American writer & producer (born 1958)

Robert Christopher "Phoef" Sutton (born September 11, 1958) is an American writer and producer. His film credits include Mrs. Winterbourne and The Fan, both released in 1996. Phoef — the first name that he uses both personally and professionally — is pronounced "feef", and was a childhood nickname given to him in infancy by his brothers.

Sutton was born in Washington, D.C. and grew up in Virginia. A 1981 graduate of James Madison University, he began his career writing scripts for Newhart. He later became a writer for and executive producer of Cheers. He collaborated with Bob Newhart again on the 1992 TV series Bob and worked as a creative consultant on 1990s TV series Almost Perfect and NewsRadio. With Mark Jordan Legan he wrote and produced the cult comedy series Thanks about the Pilgrims' first years in America and co-wrote a 2017 episode of Kevin Can Wait. He was also the showrunner and producer for the NBC series The Fighting Fitzgeralds and the American version of Coupling. In 1999, he published the novel Always Six O'Clock. In 2012, he published the novel The Dead Man: The Midnight Special and The Dead Man: Reborn. In May 2015, his novel Fifteen Minutes to Live was published by Brash Books. His other novels include Crush, and the two sequels Heart Attack & Vine and Colorado Boulevard, as well as two books co-authored with Janet Evanovich: Wicked Charms and Curious Minds.

From 2005 to 2009, Sutton was a consulting producer for Boston Legal. In 2010, Sutton became a staff writer on the FX series Terriers starring Donal Logue. He was also a writer and consulting producer for the Rob Schneider sitcom Rob, the SyFy Channel series Defiance, and the showrunner and writer for the TV Land original sitcom The Soul Man. He is an adviser to the American Shakespeare Center.

From 2017 to 2019, he created, wrote and produced the Darrow & Darrow series of four Hallmark movies starring Kimberly Williams-Paisley as idealistic lawyer Claire Darrow and Tom Cavanagh as Miles Strasburg, the Assistant District Attorney. Over that same period he also wrote two Emma Fielding Mystery movies for the network.
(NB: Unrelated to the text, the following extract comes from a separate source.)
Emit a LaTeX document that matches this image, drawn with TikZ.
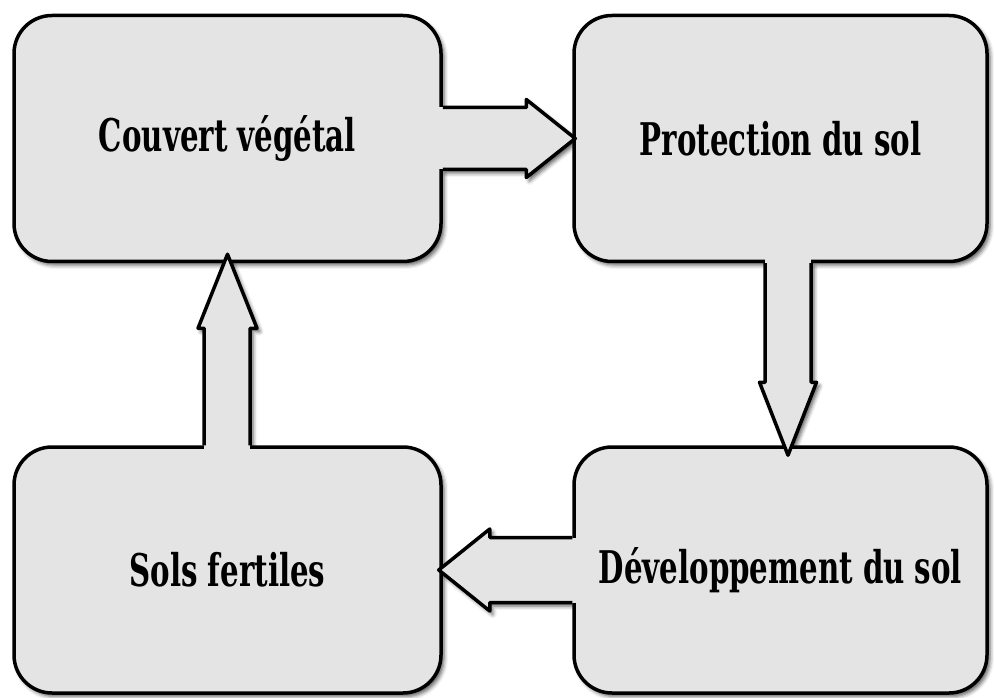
\documentclass[tikz,border=0pt]{standalone}
\usepackage{fontspec}
\usetikzlibrary{calc,shadows.blur}
\newfontfamily\lblfont[FakeStretch=0.65]{DejaVu Serif}
\definecolor{boxgray}{RGB}{228,228,228}
\pgfdeclarelayer{shadowlayer}
\pgfsetlayers{shadowlayer,main}
\begin{document}
\begin{tikzpicture}[x=1pt,y=1pt,
  softshadow/.style={blur shadow={shadow xshift=3pt, shadow yshift=-3.5pt,
    shadow blur radius=4pt, shadow opacity=65}},
  stage/.style={draw=black, line width=3.5pt, fill=boxgray, rounded corners=38pt,
    minimum height=246pt, inner sep=0pt,
    font=\lblfont\bfseries\fontsize{45}{50}\selectfont, softshadow},
  arrowbody/.style={fill=boxgray},
  arrowline/.style={draw=black, line width=3.5pt, line join=round}]
\useasboundingbox (0,0) rectangle (995,697);

% the four stages of the cycle
\node[stage, minimum width=427pt] (b1) at (227.5,558.5) {Couvert végétal};
\node[stage, minimum width=413pt] (b2) at (780.5,558.5) {Protection du sol};
\node[stage, minimum width=413pt] (b3) at (780.5,127) {Développement du sol};
\node[stage, minimum width=427pt] (b4) at (227.5,127) {Sols fertiles};

% block arrow outlines, reused for shadow, fill and stroke
\def\arrowR{let \p1=(b1.east), \p2=(b2.west) in
  (\x1,\y1+31pt) -- (\x2-46pt,\y1+31pt) -- (\x2-46pt,\y1+39pt) -- (\x2+3pt,\y1)
  -- (\x2-46pt,\y1-39pt) -- (\x2-46pt,\y1-31pt) -- (\x1,\y1-31pt)}
\def\arrowD{let \p1=(b2.south), \p2=(b3.north) in
  (\x1-15.5pt,\y1) -- (\x1-15.5pt,\y2+63pt) -- (\x1-21pt,\y2+63pt) -- (\x1+7.5pt,\y2-10pt)
  -- (\x1+36pt,\y2+63pt) -- (\x1+30.5pt,\y2+63pt) -- (\x1+30.5pt,\y1)}
\def\arrowL{let \p1=(b3.west), \p2=(b4.east) in
  (\x1,\y1+32.5pt) -- (\x2+47pt,\y1+32.5pt) -- (\x2+47pt,\y1+41pt) -- (\x2-4pt,\y1)
  -- (\x2+47pt,\y1-41pt) -- (\x2+47pt,\y1-32.5pt) -- (\x1,\y1-32.5pt)}
\def\arrowU{let \p1=(b4.north), \p2=(b1.south) in
  (\x1-23.5pt,\y1) -- (\x1-23.5pt,\y2-65pt) -- (\x1-29.5pt,\y2-65pt) -- (\x1,\y2+9pt)
  -- (\x1+29.5pt,\y2-65pt) -- (\x1+22.5pt,\y2-65pt) -- (\x1+22.5pt,\y1)}

% arrow shadows go under the boxes
\begin{pgfonlayer}{shadowlayer}
\path[softshadow] \arrowR -- cycle;
\path[softshadow] \arrowD -- cycle;
\path[softshadow] \arrowL -- cycle;
\path[softshadow] \arrowU -- cycle;
\end{pgfonlayer}

% arrow bodies, covering the box edges where they join
\path[arrowbody] let \p1=(b1.east) in (\x1-6pt,\y1+31pt) rectangle (\x1+2pt,\y1-31pt);
\path[arrowbody] \arrowR -- cycle;
\path[arrowbody] let \p1=(b2.south) in (\x1-15.5pt,\y1+6pt) rectangle (\x1+30.5pt,\y1-2pt);
\path[arrowbody] \arrowD -- cycle;
\path[arrowbody] let \p1=(b3.west) in (\x1+6pt,\y1+32.5pt) rectangle (\x1-2pt,\y1-32.5pt);
\path[arrowbody] \arrowL -- cycle;
\path[arrowbody] let \p1=(b4.north) in (\x1-23.5pt,\y1-6pt) rectangle (\x1+22.5pt,\y1+2pt);
\path[arrowbody] \arrowU -- cycle;

% arrow outlines
\path[arrowline] \arrowR;
\path[arrowline] \arrowD;
\path[arrowline] \arrowL;
\path[arrowline] \arrowU;
\end{tikzpicture}
\end{document}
In 2020, took over as executive producer of Hallmark's hit series Chesapeake Shores for its final two seasons.

In 2026, became a writer & executive producer of the mystery series You're Killing Me starring Brooke Shields, Amalia Williamson, and Tom Cavanagh, with whom he worked on Darrow & Darrow. The six-episode first season premiered in May 2026 as the highest rated series in the history of Acorn, which immediately renewed the show for a second season, to air in Spring 2027. He co-wrote episodes of the show with fellow writer-executive producer Lee Goldberg, who also co-authored books with Janet Evanovich.